Bei aller seiner Neugierde fragte er diesmal nicht. Zum Dank versprach ich ihm, ihn im Sommer zu den großen Bergtouren mitzunehmen, die ich vorhatte. Er war ganz froh darüber, aber nicht so sehr, wie ich erwartet hatte. Er überlegte lange, ob eine solche Bergtour ihm Stoff für eine Reportage bieten würde.
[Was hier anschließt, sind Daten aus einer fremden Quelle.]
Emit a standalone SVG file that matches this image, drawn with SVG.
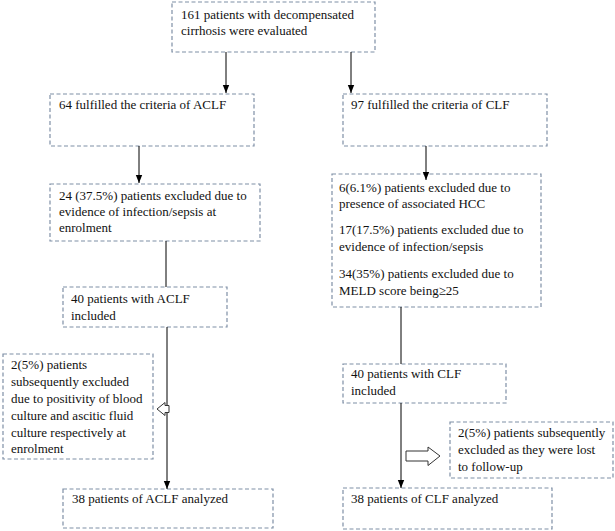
<svg xmlns="http://www.w3.org/2000/svg" width="615" height="531" viewBox="0 0 615 531">
<defs>
<marker id="ah" viewBox="0 0 8 8" refX="8" refY="4" markerWidth="8" markerHeight="8" markerUnits="userSpaceOnUse" orient="auto">
<path d="M0,0.8 L8,4 L0,7.2 Z" fill="#000"/>
</marker>
<style>
.box{fill:#fff;stroke:#7f8fa6;stroke-width:1.2;stroke-dasharray:4 2.5}
text{font-family:'Liberation Serif','DejaVu Serif','Times New Roman',serif;font-size:13px;fill:#111}
.ln{stroke:#000;stroke-width:1;fill:none}
.hol{fill:#fff;stroke:#333;stroke-width:1}
</style>
</defs>
<rect width="615" height="531" fill="#fff"/>
<g id="n1">
<rect class="box" x="172" y="2" width="203" height="50"/>
<text x="181" y="19">161 patients with decompensated</text>
<text x="181" y="35">cirrhosis were evaluated</text>
</g>
<g id="n2">
<rect class="box" x="50" y="94" width="204" height="52"/>
<text x="59" y="109">64 fulfilled the criteria of ACLF</text>
</g>
<g id="n3">
<rect class="box" x="343" y="94" width="204" height="52"/>
<text x="351" y="109">97 fulfilled the criteria of CLF</text>
</g>
<g id="n4">
<rect class="box" x="50" y="184" width="210" height="57"/>
<text x="59" y="200">24 (37.5%) patients excluded due to</text>
<text x="59" y="216">evidence of infection/sepsis at</text>
<text x="59" y="232">enrolment</text>
</g>
<g id="n5">
<rect class="box" x="332" y="174" width="209" height="133"/>
<text x="339" y="192">6(6.1%) patients excluded due to</text>
<text x="339" y="208">presence of associated HCC</text>
<text x="339" y="234">17(17.5%) patients excluded due to</text>
<text x="339" y="251">evidence of infection/sepsis</text>
<text x="339" y="278">34(35%) patients excluded due to</text>
<text x="339" y="295">MELD score being≥25</text>
</g>
<g id="n6">
<rect class="box" x="63" y="287" width="164" height="40"/>
<text x="71" y="303">40 patients with ACLF</text>
<text x="71" y="320">included</text>
</g>
<g id="n7">
<rect class="box" x="3" y="354" width="150" height="105"/>
<text x="11" y="369">2(5%) patients</text>
<text x="11" y="386">subsequently excluded</text>
<text x="11" y="403">due to positivity of blood</text>
<text x="11" y="420">culture and ascitic fluid</text>
<text x="11" y="437">culture respectively at</text>
<text x="11" y="453">enrolment</text>
</g>
<g id="n8">
<rect class="box" x="343" y="364" width="163" height="39"/>
<text x="351" y="378">40 patients with CLF</text>
<text x="351" y="395">included</text>
</g>
<g id="n9">
<rect class="box" x="450" y="422" width="163" height="56"/>
<text x="458" y="437">2(5%) patients subsequently</text>
<text x="458" y="454">excluded as they were lost</text>
<text x="458" y="471">to follow-up</text>
</g>
<g id="n10">
<rect class="box" x="63" y="489" width="210" height="39"/>
<text x="72" y="503">38 patients of ACLF analyzed</text>
</g>
<g id="n11">
<rect class="box" x="343" y="488" width="209" height="41"/>
<text x="351" y="503">38 patients of CLF analyzed</text>
</g>
<g id="connectors">
<line class="ln" x1="226" y1="52" x2="226" y2="93" marker-end="url(#ah)"/>
<line class="ln" x1="351" y1="52" x2="351" y2="93" marker-end="url(#ah)"/>
<line class="ln" x1="139" y1="146" x2="139" y2="183" marker-end="url(#ah)"/>
<line class="ln" x1="426" y1="146" x2="426" y2="180" marker-end="url(#ah)"/>
<line class="ln" x1="166" y1="241" x2="166" y2="287"/>
<line class="ln" x1="401" y1="307" x2="401" y2="364"/>
<line class="ln" x1="167" y1="327" x2="167" y2="489" marker-end="url(#ah)"/>
<line class="ln" x1="401" y1="403" x2="401" y2="488" marker-end="url(#ah)"/>
<path class="hol" d="M157,409 L165,402.5 L165,405.5 L169,405.5 L169,412.5 L165,412.5 L165,415.5 Z"/>
<path class="hol" d="M406,451 L428,451 L428,447 L440,456 L428,465.5 L428,461 L406,461 Z"/>
</g>
</svg>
Es schien übrigens auch, als ob meine Gegenwart ohne einen dritten ihn etwas bedrückte, denn er hatte nichts dagegen, wenn auch Karl mitkam.

Karl, der, wie er behauptete, ebenso schwindelfrei war wie Wharf und ich, machte mit uns die nötigen Einkäufe für eine längere und schwierigere Tour. Wir wollten nämlich einen sogenannten Höhenweg gehen, der von einer Bergspitze oder einem Hochplateau zu einer anderen führt auf paßartigen, oft etwas delikaten Übergängen, ohne daß der Höhenwanderer während dieser Zeit in ein Tal hinabsteigt. Man mußte dann damit rechnen, ein paarmal im Freien zu nächtigen und mußte so ausgestattet sein, daß man weder Frost noch Feuchtigkeit zu fürchten hatte.